J’attends également avec impatience la sortie en novembre 2022 de l’anthologie de poésie assemblée par Philippe Torreton chez Calmann-Lévy à laquelle j’ai participé pour le choix des poétesses contemporaines.
Et enfin, la sortie en septembre 2023 aux éditions El Viso de Murmuration des signes, un livre consacré au peintre Jean-Marc Brunet avec texte critique, entretien et poèmes en écho à son œuvre.
FA : J’ai actuellement une exposition à la galerie Quynh à Ho Chi Minh Ville au Vietnam. A la galerie Héloïse à Paris, je suis en résidence de création pour mon film d’animation Le Détissage de l’Arc en Ciel au Studio Tchack en octobre avant de rejoindre l’Archipel Butor pour le début de notre résidence début novembre. Puis fin novembre, je serai en résidence au Centre d’Arts Visuels le Labanque au sein de mon exposition Les Rêves Aquariums avec l’artiste visuel brésilien Eduardo Hargreaves pour un dessin à quatre mains, projet de film animé.
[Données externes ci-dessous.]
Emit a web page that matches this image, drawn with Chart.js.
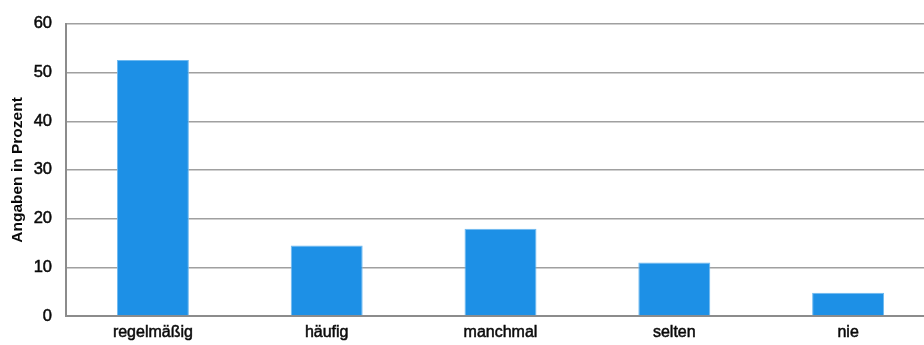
<!DOCTYPE html>
<html>
<head>
<meta charset="utf-8">
<script src="https://cdn.jsdelivr.net/npm/chart.js@4"></script>
<style>
  html, body { margin: 0; padding: 0; background: #fff; overflow: hidden; }
  #wrap { width: 935px; height: 345px; }
</style>
</head>
<body>
<div id="wrap"><canvas id="c"></canvas></div>
<script>
const categories = ['regelmäßig', 'häufig', 'manchmal', 'selten', 'nie'];
const values = [52.6, 14.5, 17.9, 11.0, 4.8];
const yTicks = [0, 10, 20, 30, 40, 50, 60];
const yTitle = 'Angaben in Prozent';

const font = 'Liberation Sans, Arial, Helvetica, sans-serif';
const ink = '#0a0a0a';

new Chart(document.getElementById('c'), {
  type: 'bar',
  data: {
    labels: categories,
    datasets: [{
      data: values,
      backgroundColor: 'rgb(29,144,230)',
      borderColor: 'rgb(110,185,240)',
      borderWidth: 1,
      barPercentage: 0.414,
      categoryPercentage: 1
    }]
  },
  options: {
    responsive: true,
    maintainAspectRatio: false,
    animation: false,
    layout: { padding: { top: 22, left: 0, right: 0, bottom: 0 } },
    plugins: { legend: { display: false }, tooltip: { enabled: false } },
    scales: {
      x: {
        offset: true,
        grid: { display: false, drawTicks: false },
        border: { display: true, color: '#8c8c8c', width: 2 },
        ticks: {
          padding: 7, color: ink, textStrokeColor: ink, textStrokeWidth: 0.5,
          font: { family: font, size: 16 }
        },
        afterFit(scale) { scale.height = 29; }
      },
      y: {
        min: 0,
        max: 60,
        afterBuildTicks(scale) { scale.ticks = yTicks.map(v => ({ value: v })); },
        grid: { color: '#a0a0a0', lineWidth: 1.5, drawTicks: false },
        border: { display: true, color: '#8c8c8c', width: 2 },
        ticks: {
          padding: 14, color: ink, textStrokeColor: ink, textStrokeWidth: 0.5,
          font: { family: font, size: 16.5 }
        },
        title: {
          display: true,
          text: yTitle,
          color: ink,
          padding: { top: 8, bottom: 0 },
          font: { family: font, size: 15.5, weight: 'bold' }
        },
        afterFit(scale) { scale.width = 66; }
      }
    }
  }
});
</script>
</body>
</html>
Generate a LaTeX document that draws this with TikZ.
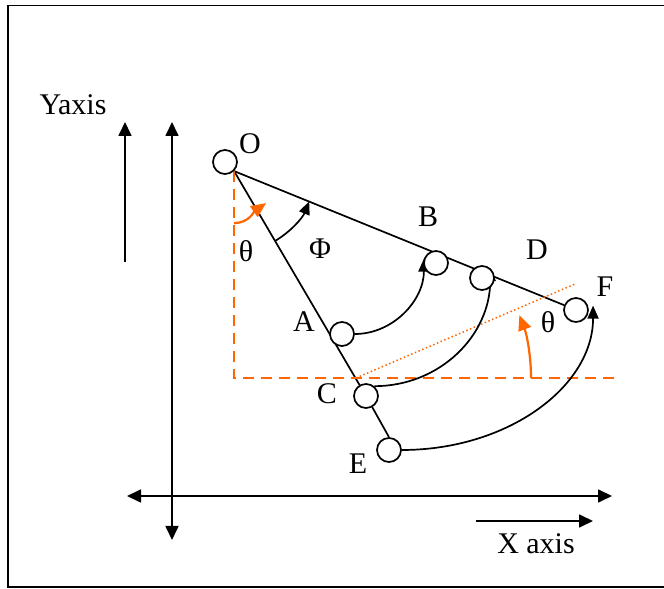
\documentclass[tikz,border=0pt]{standalone}
\usepackage{fontspec}
\setmainfont{Liberation Serif}
\usetikzlibrary{arrows.meta,backgrounds,calc}
\definecolor{accent}{HTML}{FF6600}
\tikzset{
  >={Triangle[length=14pt,width=13pt]},
  axis/.style={<->,line width=1.7pt},
  pointer/.style={->,line width=1.7pt},
  link/.style={line width=1.7pt},
  swing/.style={-{Triangle[length=13pt,width=11pt]},line width=1.7pt},
  joint/.style={circle,draw,line width=1.7pt,fill=white,minimum size=24pt,inner sep=0pt},
  tag/.style={font=\fontsize{30}{31}\selectfont,inner sep=0pt},
  guide/.style={draw=accent,line width=1.9pt,dash pattern=on 11pt off 7pt},
  ray/.style={draw=accent,line width=1.5pt,dash pattern=on 1.5pt off 2.5pt},
  turn/.style={-{Triangle[length=15pt,width=13pt]},draw=accent,line width=2.2pt}
}
\begin{document}
\begin{tikzpicture}[x=1pt,y=1pt]
  \useasboundingbox (0,0) rectangle (664,589);
  % frame, open on the right
  \draw[link] (664,583.5) -- (8,583.5) -- (8,2) -- (664,2);

  % axes
  \draw[axis] (172,49) -- (172,467);
  \draw[axis] (127,93) -- (612,93);
  \draw[pointer] (125,327) -- (125,467);
  \draw[pointer] (476,68) -- (593,68);
  \node[tag] (ylab) at (73,484) {Yaxis};
  \node[tag] (xlab) at (536,45) {X axis};

  % joints
  \node[joint] (O) at (225,427) {};
  \node[joint] (A) at (342,255) {};
  \node[joint] (B) at (436,326) {};
  \node[joint] (C) at (366,193) {};
  \node[joint] (D) at (482,311) {};
  \node[joint] (E) at (389,139) {};
  \node[joint] (F) at (576,279) {};
  \coordinate (pc) at (356,211);

  \node[tag] (Olab) at (250,445) {O};
  \node[tag] (Alab) at (304,267) {A};
  \node[tag] (Blab) at (428,372) {B};
  \node[tag] (Clab) at (327,195) {C};
  \node[tag] (Dlab) at (537,339) {D};
  \node[tag] (Elab) at (358,125) {E};
  \node[tag] (Flab) at (605,302) {F};
  \node[tag] (th1) at (246,338) {θ};
  \node[tag] (phi) at (320,340) {Φ};
  \node[tag] (th2) at (548,267) {θ};

  \begin{scope}[on background layer]
    \draw[link] (O.-45) -- (F);
    \draw[link] (O.-45) -- (C);
    \draw[link] (C) -- (E.north);
    \draw[guide] (O.-45) |- (620,211);
    \draw[ray] (pc) -- (575,305);
    \draw[turn] ($(pc)+(175,0)$) arc (0:21:175);
    \draw[turn] ($(O.-45)+(0,-52)$) to[out=0,in=-145] ($(O.-45)+(32,-32)$);
    \draw[swing] ($(O.-45)+(-59.6:81)$) arc (-59.6:-22:81);
    \draw[swing] (A.east) .. controls +(38,0) and +(0,-42) .. (B.160);
    \draw[swing] (C.50) .. controls +(66,0) and +(0,-67) .. (D.50);
    \draw[swing] (E.east) .. controls +(106,0) and +(0,-81) .. ([xshift=5pt]F.20);
  \end{scope}
\end{tikzpicture}
\end{document}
En 2023, je serai au Brésil pour la suite des expositions de mon œuvre La Traversée du Désastre et rencontrer le poète Guillerme Gontijo Flores avec lequel je travaille sur les suites de notre projet intitulé Entre côtes dupliquées descend une rivière, pour qui.
L’année prochaine je vais également continuer de développer avec la poétesse Tal Nitzan et le pianiste Gustavo Carvalho notre projet Le Point de la Tendresse à Tel Aviv.